Hapgood also examined a 1531 map by French mathematician and cartographer Oronce Finé. In Maps of the Ancient Sea Kings, he reproduces letters that he states he received from the chief of a U.S. Air Force cartography section stationed at Westover AFB in 1961. These letters say that at Hapgood's request, they had studied both Piri Reis and Oronce Finé maps during their off-duty hours, concluding that both were compiled from original source maps of Antarctica at a time when it was relatively free of ice, supporting Hapgood's findings. Hapgood concluded that advanced cartographic knowledge appears on the Piri Reis map and the Oronteus Finaeus map, and must be the result of some unknown ancient civilization that developed advanced scientific knowledge before other civilizations such as Greece.
According to historians Paul Hoye and Paul Lunde, while Hapgood's work garnered some enthusiasm and praise for its thoroughness, his revolutionary hypotheses largely met with skepticism and were ignored by most scholars. In the book The Piri Reis Map of 1513 Gregory C. McIntosh examines Hapgood's claims for both maps and states that "they fall short of proving or even strongly suggesting that the Piri Reis map and the Fine map depict the actual outline of Antarctica."
Hapgood's unorthodox interpretations such as “Earth Crustal Displacement” were never accepted as valid competing scientific hypotheses, but his ideas have found popularity in alternative circles. Librarians Rose and Rand Flem-Ath and author and former journalist Graham Hancock base portions of their works on Hapgood's evidence for catastrophe at the end of the Last Glacial Maximum. Hapgood's ideas also figure prominently in the 2009 sci-fi/disaster movie 2012.

Acambaro figurines

Hapgood and Erle Stanley Gardner thought the collection of clay artifacts known as the Acambaro figurines were created thousands of years ago.
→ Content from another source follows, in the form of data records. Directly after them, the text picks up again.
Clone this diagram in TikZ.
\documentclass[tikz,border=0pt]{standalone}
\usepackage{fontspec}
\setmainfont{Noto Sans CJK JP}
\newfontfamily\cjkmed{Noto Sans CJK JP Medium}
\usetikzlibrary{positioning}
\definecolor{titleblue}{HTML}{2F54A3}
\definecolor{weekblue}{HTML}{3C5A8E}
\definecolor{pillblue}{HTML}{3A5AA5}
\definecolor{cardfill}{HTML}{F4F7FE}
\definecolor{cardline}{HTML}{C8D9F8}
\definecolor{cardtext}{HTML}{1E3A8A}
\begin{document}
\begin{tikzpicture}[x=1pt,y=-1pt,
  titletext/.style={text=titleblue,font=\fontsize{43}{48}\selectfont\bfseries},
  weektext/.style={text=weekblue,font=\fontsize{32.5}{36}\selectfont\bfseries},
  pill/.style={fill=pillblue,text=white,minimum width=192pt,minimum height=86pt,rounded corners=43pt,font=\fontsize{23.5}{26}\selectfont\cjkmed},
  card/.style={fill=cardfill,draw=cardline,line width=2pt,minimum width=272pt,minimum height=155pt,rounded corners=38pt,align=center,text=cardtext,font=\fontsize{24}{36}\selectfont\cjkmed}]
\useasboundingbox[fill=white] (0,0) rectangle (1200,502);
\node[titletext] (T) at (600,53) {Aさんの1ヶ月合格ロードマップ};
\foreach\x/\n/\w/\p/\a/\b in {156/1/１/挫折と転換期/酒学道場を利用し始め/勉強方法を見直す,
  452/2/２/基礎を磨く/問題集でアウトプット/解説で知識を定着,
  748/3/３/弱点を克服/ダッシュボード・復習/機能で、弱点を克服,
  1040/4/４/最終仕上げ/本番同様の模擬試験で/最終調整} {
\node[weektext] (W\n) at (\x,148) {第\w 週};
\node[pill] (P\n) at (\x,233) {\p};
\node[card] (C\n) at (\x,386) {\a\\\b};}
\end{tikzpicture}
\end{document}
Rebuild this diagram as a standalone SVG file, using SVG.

The date estimate as well as the notion the artifacts were made by some undiscovered culture was rejected by archeologists and paleontologists. The figurines, which most archaeologists dismiss as an elaborate hoax, depict oddities such as dinosaurs coexisting with men and horned humans. In the introduction to later editions of Hapgood's 1973 book, Mystery in Acambaro, David Hatcher Childress wrote that Hapgood and Gardner thought the figurines were genuine and were evidence that orthodox understandings of dinosaur extinction were wrong.

Elwood Babbitt

Hapgood spent ten years working with New England medium Elwood Babbitt, attempting to make contact with notable figures from the past. Babbitt, a retired carpenter and World War II veteran, had studied trance mediumship at Edgar Cayce's Association for Research and Enlightenment. Hapgood audiotaped and transcribed a number of Babbitt's "trance lectures" which purported to come from Jesus, Albert Einstein, Mark Twain, and the Hindu god Vishnu, using the material to publish his final three books:Voices of Spirit, Through the Psychic Experience of Elwood Babbitt, Talks with Christ and His Teachers Through the Psychic Gift of Elwood Babbitt, and The God Within: a Testament of Vishnu, a Handbook for the Spiritual Renaissance.
During this time Babbitt and Hapgood's cousin, Beth Hapgood worked closely with the nearby Brotherhood of the Spirit New Age commune. After Charles Hapgood's death, Beth Hapgood, assembled a final volume of Babbitt's trance lectures, Dare the Vision and Endure.